Reputation: 143
Lang: Node JS
I'm using a Texteditor and I get the output string like this
<p>This is <strong>a <a href="#">test</a></strong></p>
but could be different HTML-tags like H1, H2, etc. but nothing more special than actual HTML text tags.
Now I want to turn that string into an object that I can work with and send to my database. So the perfect way would it be transformed into something like this...
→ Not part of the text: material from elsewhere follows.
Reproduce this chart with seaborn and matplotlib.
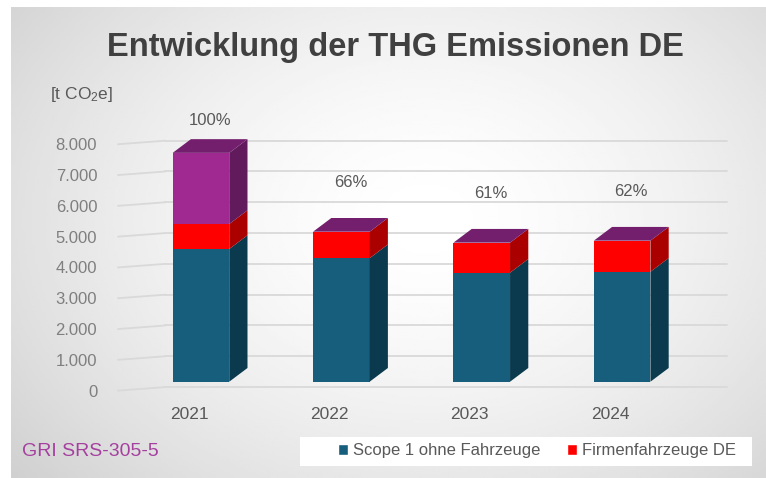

[{type: "text", text: "This is ", bold: false}, {type: "text", text: "a ", bold: true}, {type: "link", text: "test", bold: true, href: "#}]
and so on.
I tried the Regex approach and split it by and do all sorts of logic to turn into a structured object but that can't be the best way to do it since it'll fail if I would in the future write <h1>Test</h1>
in the middle of the text as an example.
How would you approach this?
Upvotes: 0
Views: 811
Reputation: 3070
If you want to go easy, jsdom
or htmlparser2
and domhandler
would help doing that. For example, using htmlparser2
and domhandler
(from some of my apps):
// Parsers helpers
import { Parser } from 'htmlparser2';
import { DomHandler } from 'domhandler';
// Get all text contents, recursively
const getAllText = (node) => {
return node.children.map( n => {
if (n.type === 'text') {
return n.data.trim("\n\r ");
}
// Discard `small` tags
if (n.name === 'small') {
return ''
}
return getAllText(n);
}).join('')
}
// Parses HTML data containing a UL/LI/A tree
const parseMenu = (data) => {
const parseLink = (link) => {
const name = getAllText(link);
const code = link.attribs['data-value']?.trim("\n\r ");
return {
name,
...(code ? {code} : {}),
}
}
const parseLi = (li) => {
const ul = li.children.find(({type, name}) => type === 'tag' && name === 'ul' );
const link = li.children.find(({type, name}) => type === 'tag' && name === 'a' );
return {
...(link ? parseLink(link) : {}),
...(ul ? {children: parseUl(ul)} : {}),
}
}
const parseUl = (ul) => {
return ul.children.filter(({type, name}) => type === 'tag' && name === 'li' ).map( child => {
return parseLi(child);
});
}
let result;
const handler = new DomHandler( (error, dom) => {
if (error) {
// Handle error
} else {
// Parsing completed, do something
result = parseUl(dom[0]);
}
});
const parser = new Parser(handler);
parser.write(data);
parser.end();
return result;
}
Upvotes: 1
Reputation: 1002
Use cheerio library (or any other html parser library of your choise) and operate The "DOM Node" object as you wish.
Upvotes: 0